Goal: Omit all images, then return the remaining material exactly as it stands.

○ ○ ○ ○ ○

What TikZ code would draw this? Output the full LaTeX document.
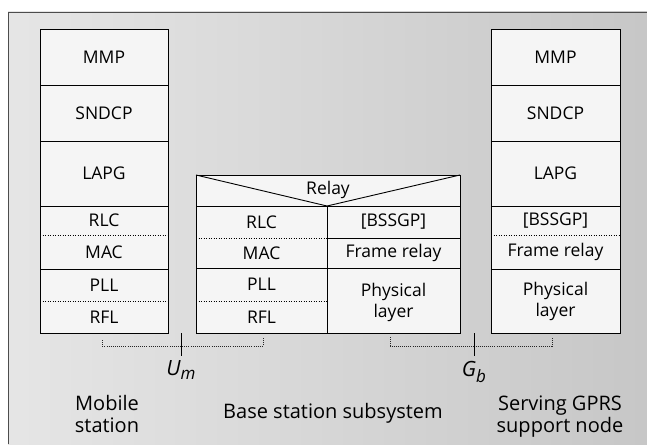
\documentclass[tikz,border=0pt]{standalone}
\usepackage{fontspec}
\setmainfont{Open Sans}
\begin{document}
\begin{tikzpicture}[x=1pt,y=-1pt,
  layer/.style={inner sep=0pt, font=\fontsize{17.5}{21}\selectfont, align=center},
  twoline/.style={layer, font=\fontsize{17.5}{21}\selectfont},
  caption/.style={inner sep=0pt, font=\fontsize{20}{22}\selectfont, align=center},
  iface/.style={inner sep=0pt, font=\fontsize{21}{24}\selectfont\itshape},
  boxline/.style={draw=black, line width=1pt},
  solidsep/.style={draw=black, line width=0.9pt},
  dotsep/.style={draw=black, line width=1pt, dash pattern=on 1.3pt off 1.2pt},
  bracket/.style={draw=black!85, line width=0.8pt, dash pattern=on 1pt off 1.1pt},
  tick/.style={draw=black, line width=0.8pt},
  boxfill/.style={fill=white!96!black}
]
\useasboundingbox (0,0) rectangle (647,444);
% halftone page background with its frame edges
\shade[left color=black!10, right color=black!22] (8,12) rectangle (647,444);
\draw[black!70, line width=0.7pt] (8,444) -- (8,12) -- (647,12);

% ---------- mobile station stack ----------
\path[boxfill] (40,30) rectangle (168,333);
\node[layer] (msmmp)   at (104,57.5)  {MMP};
\node[layer] (mssndcp) at (104,113)   {SNDCP};
\node[layer] (mslapg)  at (104,173.5) {LAPG};
\node[layer] (msrlc)   at (104,220.5) {RLC};
\node[layer] (msmac)   at (104,252)   {MAC};
\node[layer] (mspll)   at (104,285)   {PLL};
\node[layer] (msrfl)   at (104,317)   {RFL};
\coordinate (msnw) at (40,30);
\coordinate (msse) at (168,333);
\draw[solidsep] (40,85) -- (168,85);
\draw[solidsep] (40,141) -- (168,141);
\draw[solidsep] (40,206) -- (168,206);
\draw[dotsep]   (40,235) -- (168,235);
\draw[solidsep] (40,269) -- (168,269);
\draw[dotsep]   (40,301) -- (168,301);
\draw[boxline] (msnw) rectangle (msse);

% ---------- base station subsystem stack ----------
\path[boxfill] (196,175) rectangle (460,333);
\coordinate (bsnw) at (196,175);
\coordinate (bsne) at (460,175);
\coordinate (bsse) at (460,333);
\coordinate (bsmid) at (327,206);
\node[layer] (bsrelay) at (328,189.5) {Relay};
\node[layer] (bsrlc)   at (261.5,222) {RLC};
\node[layer] (bsmac)   at (261.5,253) {MAC};
\node[layer] (bspll)   at (261.5,284.5) {PLL};
\node[layer] (bsrfl)   at (261.5,317) {RFL};
\node[layer] (bsbssgp) at (393.5,222) {[BSSGP]};
\node[layer] (bsfr)    at (393.5,253) {Frame relay};
\node[twoline] (bsphy) at (393.5,302) {Physical\\layer};
\draw[line width=0.9pt] (bsnw) -- (bsmid) -- (bsne);
\draw[solidsep] (196,206) -- (460,206);
\draw[solidsep] (327,206) -- (327,333);
\draw[dotsep]   (196,238) -- (327,238);
\draw[solidsep] (327,238) -- (460,238);
\draw[solidsep] (196,268) -- (460,268);
\draw[dotsep]   (196,301) -- (327,301);
\draw[boxline] (bsnw) rectangle (bsse);

% ---------- serving GPRS support node stack ----------
\path[boxfill] (491,30) rectangle (620,333);
\coordinate (sgnw) at (491,30);
\coordinate (sgse) at (620,333);
\node[layer] (sgmmp)   at (555.5,57.5)  {MMP};
\node[layer] (sgsndcp) at (555.5,113)   {SNDCP};
\node[layer] (sglapg)  at (555.5,173.5) {LAPG};
\node[layer] (sgbssgp) at (555.5,220.5) {[BSSGP]};
\node[layer] (sgfr)    at (555.5,252)   {Frame relay};
\node[twoline] (sgphy) at (555.5,301) {Physical\\layer};
\draw[solidsep] (491,85) -- (620,85);
\draw[solidsep] (491,141) -- (620,141);
\draw[solidsep] (491,206) -- (620,206);
\draw[dotsep]   (491,235) -- (620,235);
\draw[solidsep] (491,269) -- (620,269);
\draw[boxline] (sgnw) rectangle (sgse);

% ---------- interfaces ----------
\coordinate (uma) at (102,340);
\coordinate (umb) at (263,337);
\draw[bracket] (uma) -- (102,346) -- (263,346) -- (umb);
\coordinate (umtop) at (181,333);
\coordinate (umbot) at (181,356);
\draw[tick] (umtop) -- (umbot);
\node[iface] (um) at (181,370) {U\raisebox{-0.35ex}{\fontsize{17}{20}\selectfont\itshape m}};

\coordinate (gba) at (390,337);
\coordinate (gbb) at (552,337);
\draw[bracket] (gba) -- (390,346) -- (552,346) -- (gbb);
\coordinate (gbtop) at (474,333);
\coordinate (gbbot) at (474,356);
\draw[tick] (gbtop) -- (gbbot);
\node[iface] (gb) at (474,372) {G\raisebox{-0.45ex}{\fontsize{17}{20}\selectfont\itshape b}};

% ---------- captions ----------
\node[caption] (msname) at (107,414) {Mobile\\station};
\node[caption] (bsname) at (333,413) {Base station subsystem};
\node[caption] (sgname) at (560,417) {Serving GPRS\\support node};
\end{tikzpicture}
\end{document}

○ ○ ○ ○ ○

Solved exercise:
What TikZ code would draw this? Output the full LaTeX document.
\documentclass[tikz,border=0pt]{standalone}
\usepackage{fontspec}
\setmainfont{Open Sans}
\begin{document}
\begin{tikzpicture}[x=1pt,y=-1pt,
  layer/.style={inner sep=0pt, font=\fontsize{17.5}{21}\selectfont, align=center},
  twoline/.style={layer, font=\fontsize{17.5}{21}\selectfont},
  caption/.style={inner sep=0pt, font=\fontsize{20}{22}\selectfont, align=center},
  iface/.style={inner sep=0pt, font=\fontsize{21}{24}\selectfont\itshape},
  boxline/.style={draw=black, line width=1pt},
  solidsep/.style={draw=black, line width=0.9pt},
  dotsep/.style={draw=black, line width=1pt, dash pattern=on 1.3pt off 1.2pt},
  bracket/.style={draw=black!85, line width=0.8pt, dash pattern=on 1pt off 1.1pt},
  tick/.style={draw=black, line width=0.8pt},
  boxfill/.style={fill=white!96!black}
]
\useasboundingbox (0,0) rectangle (647,444);
% halftone page background with its frame edges
\shade[left color=black!10, right color=black!22] (8,12) rectangle (647,444);
\draw[black!70, line width=0.7pt] (8,444) -- (8,12) -- (647,12);

% ---------- mobile station stack ----------
\path[boxfill] (40,30) rectangle (168,333);
\node[layer] (msmmp)   at (104,57.5)  {MMP};
\node[layer] (mssndcp) at (104,113)   {SNDCP};
\node[layer] (mslapg)  at (104,173.5) {LAPG};
\node[layer] (msrlc)   at (104,220.5) {RLC};
\node[layer] (msmac)   at (104,252)   {MAC};
\node[layer] (mspll)   at (104,285)   {PLL};
\node[layer] (msrfl)   at (104,317)   {RFL};
\coordinate (msnw) at (40,30);
\coordinate (msse) at (168,333);
\draw[solidsep] (40,85) -- (168,85);
\draw[solidsep] (40,141) -- (168,141);
\draw[solidsep] (40,206) -- (168,206);
\draw[dotsep]   (40,235) -- (168,235);
\draw[solidsep] (40,269) -- (168,269);
\draw[dotsep]   (40,301) -- (168,301);
\draw[boxline] (msnw) rectangle (msse);

% ---------- base station subsystem stack ----------
\path[boxfill] (196,175) rectangle (460,333);
\coordinate (bsnw) at (196,175);
\coordinate (bsne) at (460,175);
\coordinate (bsse) at (460,333);
\coordinate (bsmid) at (327,206);
\node[layer] (bsrelay) at (328,189.5) {Relay};
\node[layer] (bsrlc)   at (261.5,222) {RLC};
\node[layer] (bsmac)   at (261.5,253) {MAC};
\node[layer] (bspll)   at (261.5,284.5) {PLL};
\node[layer] (bsrfl)   at (261.5,317) {RFL};
\node[layer] (bsbssgp) at (393.5,222) {[BSSGP]};
\node[layer] (bsfr)    at (393.5,253) {Frame relay};
\node[twoline] (bsphy) at (393.5,302) {Physical\\layer};
\draw[line width=0.9pt] (bsnw) -- (bsmid) -- (bsne);
\draw[solidsep] (196,206) -- (460,206);
\draw[solidsep] (327,206) -- (327,333);
\draw[dotsep]   (196,238) -- (327,238);
\draw[solidsep] (327,238) -- (460,238);
\draw[solidsep] (196,268) -- (460,268);
\draw[dotsep]   (196,301) -- (327,301);
\draw[boxline] (bsnw) rectangle (bsse);

% ---------- serving GPRS support node stack ----------
\path[boxfill] (491,30) rectangle (620,333);
\coordinate (sgnw) at (491,30);
\coordinate (sgse) at (620,333);
\node[layer] (sgmmp)   at (555.5,57.5)  {MMP};
\node[layer] (sgsndcp) at (555.5,113)   {SNDCP};
\node[layer] (sglapg)  at (555.5,173.5) {LAPG};
\node[layer] (sgbssgp) at (555.5,220.5) {[BSSGP]};
\node[layer] (sgfr)    at (555.5,252)   {Frame relay};
\node[twoline] (sgphy) at (555.5,301) {Physical\\layer};
\draw[solidsep] (491,85) -- (620,85);
\draw[solidsep] (491,141) -- (620,141);
\draw[solidsep] (491,206) -- (620,206);
\draw[dotsep]   (491,235) -- (620,235);
\draw[solidsep] (491,269) -- (620,269);
\draw[boxline] (sgnw) rectangle (sgse);

% ---------- interfaces ----------
\coordinate (uma) at (102,340);
\coordinate (umb) at (263,337);
\draw[bracket] (uma) -- (102,346) -- (263,346) -- (umb);
\coordinate (umtop) at (181,333);
\coordinate (umbot) at (181,356);
\draw[tick] (umtop) -- (umbot);
\node[iface] (um) at (181,370) {U\raisebox{-0.35ex}{\fontsize{17}{20}\selectfont\itshape m}};

\coordinate (gba) at (390,337);
\coordinate (gbb) at (552,337);
\draw[bracket] (gba) -- (390,346) -- (552,346) -- (gbb);
\coordinate (gbtop) at (474,333);
\coordinate (gbbot) at (474,356);
\draw[tick] (gbtop) -- (gbbot);
\node[iface] (gb) at (474,372) {G\raisebox{-0.45ex}{\fontsize{17}{20}\selectfont\itshape b}};

% ---------- captions ----------
\node[caption] (msname) at (107,414) {Mobile\\station};
\node[caption] (bsname) at (333,413) {Base station subsystem};
\node[caption] (sgname) at (560,417) {Serving GPRS\\support node};
\end{tikzpicture}
\end{document}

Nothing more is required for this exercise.